What does the ‘Baum-Welch algorithm’ do?
It makes use of the forward probabilites and the backward probabilities to estimate the state occupation probability.
What probability does the ‘Acoustic Model’ calculate?
P(X|W). That is, the probability of a vector sequence, X given an utterance, W.
What does the language Model calculate the probability of?
P(W), that is. The probability of a given utterance, W.
What is CFG?
Context Free Grammar
When do we use CFG instead of n-gram?
When the sentences or phrases are complete and non-complex. Very simple phrases for example.
When do we use n-grams instead of CFG (context free grammar)?
When there are comlex and maybe incoherent senteces or phrases. It is used when word sequence probabilities are important, e.g. in text prediction and speech classification.
What do we use the ‘Pronunciation model’ for?
To find the optimal, W. That is utterance.
We cannot perform continuous speech recognition with HMM’s. True or false?
False. We can and do.
What does ‘LVCSR’ stand for?
Large Vocabulary Continuous Speech Recognition
When we turn our attention to more modern approaches, the observation likelihood used in the ‘conventional’ methods is replaced by?
A (scaled) neural network posterier.
Some disadvantes of using Neural Networks until 2012 were?
It was computationally expensive (still is) - moreso back then.
Neural network systems were less complex before then.
What are the differences (progress) in Automatic Speech Recognition after 2012?
We have deeper and wider networks and our computers and GPU’s allow for much faster training.
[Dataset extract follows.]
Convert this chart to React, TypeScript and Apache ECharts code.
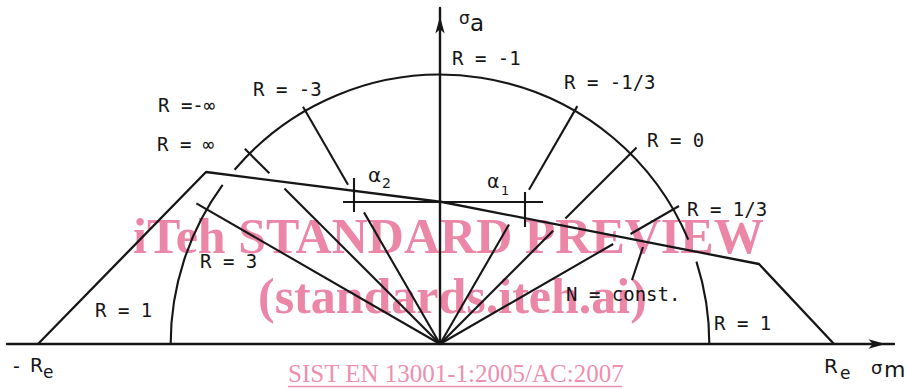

Time-delay Neural Networks (TDNN’s) model richer content. True or false?
True.
Since GMM/HMM was proposed the approaches were more?
Statistical.
Hierarchical (3G) systems is often split into 3 (sometimes more) concepts. These are types of models, and are commonly what kind of models?
Acoustic model, language model (n-grams) and pronunciation model. Also a decoder sometimes.
We see a huge improvement in Large Vocabulary Continuous Speech Recognition (LVCSR) since 2012 due to what?
The positive improvement and impact of deep learning.
Newer deep learning ASR systems replace the acoustic model of a hierarchical/statistical system by what?
A deep neural network. This gives better accuracy and context modelling.